## TASK BRIEF
Print nothing but the lines from the start of the listing below through the line that contains "(rel axis cs:1,1);". Do not include the pictures.

(Figure scripts)
+ + + + +

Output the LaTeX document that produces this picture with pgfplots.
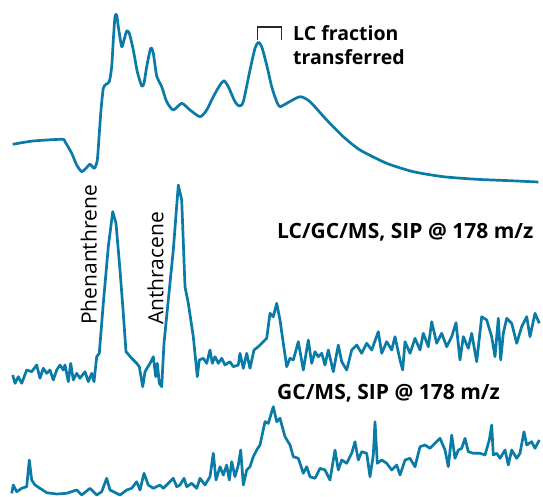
\documentclass[border=0pt]{standalone}
\usepackage{pgfplots}
\pgfplotsset{compat=1.18}
\usepackage{fontspec}
\setmainfont{Open Sans}
\definecolor{trace}{RGB}{10,122,166}

\begin{document}
\begin{tikzpicture}
\begin{axis}[
    scale only axis,
    width=543pt, height=497pt,
    xmin=0, xmax=543, ymin=0, ymax=497,
    y dir=reverse,
    hide axis,
    clip=false,
    no markers,
]
\path (rel axis cs:0,0) rectangle (rel axis cs:1,1);

% LC trace (UV)
\addplot[trace, line width=2.7pt, line join=round, smooth, tension=0.4] coordinates {
(12.7,144.3) (33,141) (61.7,139.3) (65,141.7) (71.7,153.3) (76.7,165) (81.7,171.7)
(86,168.3) (90,164.3) (94.3,168.3) (97.3,160) (99.3,133.3) (101,110) (103.3,88.3)
(106,84.3) (109.3,81.7) (111.7,66.7) (113.3,40) (115,16.7) (116.7,15) (118.3,26.7)
(121.7,46.7) (124,40) (126.7,31) (129.3,33.3) (133.3,50) (137.3,71.7) (141.7,86)
(144,83.3) (146.7,66.7) (150.7,48.3) (153.3,53.3) (156.7,76) (161.7,86.7) (166.7,101.7)
(173.3,110) (181.7,103.3) (190,110) (200,116.7) (206.7,110) (213.3,96.7) (220,85)
(224,80.7) (228.3,86.7) (235,101.7) (239.3,106) (243.3,101.7) (250,70) (255,48.3)
(258.3,42.3) (261.7,46.7) (266.7,65) (271.7,86.7) (276.7,101.7) (280,106.7)
(286.7,103.3) (300,96.7) (310,101.7) (326.7,120) (343.3,136.7) (360,150) (386.7,163.3)
(413.3,171.7) (443.3,176.7) (476.7,179.3) (510,180.7) (538.3,182)
};

% LC/GC/MS trace
\addplot[trace, line width=2.7pt, line join=round] coordinates {
(12.7,375) (15,383.3) (18.3,376.7) (21.7,383.3) (26.7,370) (31.7,371.7) (36.7,365)
(40,378.3) (43.3,368.3) (46.7,373.3) (50,370) (53.3,380) (56.7,370) (60,365) (63.3,370)
(65,365) (68.3,381.7) (70.7,363.3) (73.3,380) (76.7,373.3) (80,378.3) (85,371.7)
(88.3,381.7) (91.7,373.3) (94,381.7) (96.7,356.7) (99.3,353.3) (103.3,303.3)
(108.3,246.7) (112.7,211.7) (116,223.3) (120,270) (123.3,313.3) (126,351.7)
(131.7,358.3) (136.7,363.3) (139.3,366.7) (142.7,386.7) (145,371.7) (150,363.3)
(153.3,356.7) (155.7,376.7) (157.3,363.3) (159.3,383.3) (161.7,386.7) (164,343.3)
(168.3,300) (173.3,250) (178.3,185) (181.7,200) (185,286.7) (188.3,303.3)
(193.3,336.7) (197.3,376.7) (199.3,360) (203.3,358.3) (206.7,363.3) (210,350)
(212.3,363.3) (215,356.7) (218.3,363.3) (221.7,358.3) (225,365) (230,361.7)
(233.3,366.7) (238.3,365) (240,353.3) (243.3,368.3) (246.7,353.3) (250,368.3)
(254,350) (258.3,346.7) (263.3,341.7) (266.7,338.3) (270,313.3) (273.3,316.7)
(276.7,303.3) (280,320) (283.3,343.3) (286.7,366.7) (290,358.3) (293.3,360)
(298.3,341.7) (303.3,370) (308.3,340) (311.7,363.3) (315,351.7) (318.3,356.7)
(321.7,353.3) (325,365) (328.3,350) (333.3,371.7) (338.3,345) (341.7,361.7)
(346.7,370) (351.7,350) (356.7,345) (361.7,353.3) (366.7,343.3) (371.7,350)
(378.3,331.7) (381.7,353.3) (386.7,341.7) (391.7,350) (395,336.7) (400,360)
(402.7,370) (405,341.7) (410,353.3) (415,338.3) (420,350) (423.3,333.3) (428.3,346.7)
(431.7,321.7) (436.7,343.3) (441.7,333.3) (446.7,346.7) (451.7,336.7) (456,322.7)
(460,360) (463.3,336.7) (468.3,348.3) (471.7,333.3) (476.7,361.7) (481.7,316.7)
(486.7,320) (491.7,336.7) (495,356.7) (498.3,318.3) (500.7,360) (503.3,333.3)
(506.7,318.3) (511.7,323.3) (516.7,343.3) (521.7,326.7) (526.7,316.7) (530,336.7)
(535,313.3) (539.3,323.3)
};

% GC/MS trace
\addplot[trace, line width=2.7pt, line join=round] coordinates {
(11.7,493.3) (13.3,485) (16.7,491.7) (21.7,488.3) (26.7,486.7) (29.3,460) (31.7,480)
(35,485) (40,488.3) (46.7,492.7) (56.7,494) (66.7,493.3) (76.7,490) (81.7,495)
(90,488.3) (96.7,495) (101.7,491.7) (106.7,478.3) (110,490) (120,495) (126.7,490)
(131.7,488.3) (136.7,481.7) (140,490) (144,473.3) (148.3,485) (153.3,488.3) (160,485)
(163.3,488.3) (168.3,483.3) (173.3,478.3) (176.7,486.7) (180,485) (184,478.3)
(186.7,486.7) (191.7,483.3) (196.7,488.3) (200,478.3) (205,485) (210,476.7)
(213.3,453.3) (216,480) (220,466.7) (223.3,475) (226.7,465) (229.3,480) (231.7,461.7)
(235,476.7) (238.3,465) (240.7,450) (243.3,485) (246.7,470) (250,466.7) (253.3,456.7)
(256.7,450) (260,445) (265,421.7) (268.3,423.3) (273.3,406.7) (276.7,421.7)
(280,418.3) (285,436.7) (290,445) (293.3,456.7) (298.3,458.3) (303.3,473.3)
(306.7,466.7) (310,476.7) (315,478.3) (320,468.3) (325,470) (330,480) (335,450)
(338.3,470) (341.7,460) (346.7,463.3) (351.7,453.3) (355,441.7) (358.3,460)
(361.7,451.7) (366.7,453.3) (370,476.7) (373.3,455) (375,421.7) (377.3,463.3)
(381.7,460) (386.7,463.3) (391.7,470) (396.7,465) (400,475) (405,460) (410,458.3)
(415,466.7) (420,446.7) (425,445) (430,448.3) (435,443.3) (440,438.3) (445,450)
(448.3,466.7) (451.7,435) (455,458.3) (458.3,450) (461.7,448.3) (465,438.3)
(468.3,451.7) (473.3,453.3) (480,453.3) (485,455) (489.3,440) (491.7,425)
(493.3,455) (496.7,453.3) (500,458.3) (505,450) (508.3,465) (511.7,450) (516.7,458.3)
(520,453.3) (524,431.7) (526.7,445) (531.7,441.7) (535,448.3) (539.3,440)
};

% bracket marking the transferred fraction
\draw[black!85, line width=1.1pt] (axis cs:257.5,40) -- (axis cs:257.5,27)
    -- (axis cs:281.5,27) -- (axis cs:281.5,40);

\node[anchor=base west, inner sep=0pt, font=\fontsize{19.5}{24}\selectfont\bfseries] at (axis cs:293,41) {LC fraction};
\node[anchor=base west, inner sep=0pt, font=\fontsize{19.5}{24}\selectfont\bfseries] at (axis cs:293,65) {transferred};
\node[anchor=base west, inner sep=0pt, font=\fontsize{21}{24}\selectfont\bfseries] at (axis cs:277,238) {LC/GC/MS, SIP @ 178 m/z};
\node[anchor=base west, inner sep=0pt, font=\fontsize{21}{24}\selectfont\bfseries] at (axis cs:277,399.5) {GC/MS, SIP @ 178 m/z};
\node[anchor=base west, rotate=90, inner sep=0pt, font=\fontsize{21}{24}\selectfont] at (axis cs:96.5,325) {Phenanthrene};
\node[anchor=base west, rotate=90, inner sep=0pt, font=\fontsize{21}{24}\selectfont] at (axis cs:163.3,325) {Anthracene};
\end{axis}
\end{tikzpicture}
\end{document}
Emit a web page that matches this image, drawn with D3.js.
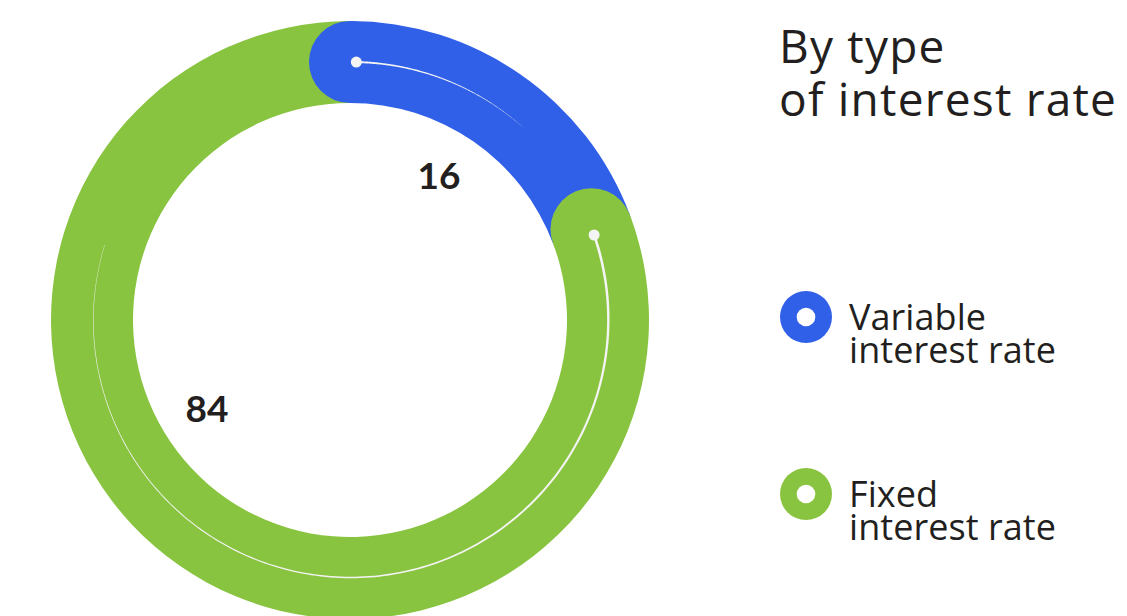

+ + + + +

## THE OUTPUT
Output the LaTeX document that produces this picture with pgfplots.
\documentclass[border=0pt]{standalone}
\usepackage{pgfplots}
\pgfplotsset{compat=1.18}
\usepackage{fontspec}
\setmainfont{Open Sans}
\definecolor{trace}{RGB}{10,122,166}

\begin{document}
\begin{tikzpicture}
\begin{axis}[
    scale only axis,
    width=543pt, height=497pt,
    xmin=0, xmax=543, ymin=0, ymax=497,
    y dir=reverse,
    hide axis,
    clip=false,
    no markers,
]
\path (rel axis cs:0,0) rectangle (rel axis cs:1,1);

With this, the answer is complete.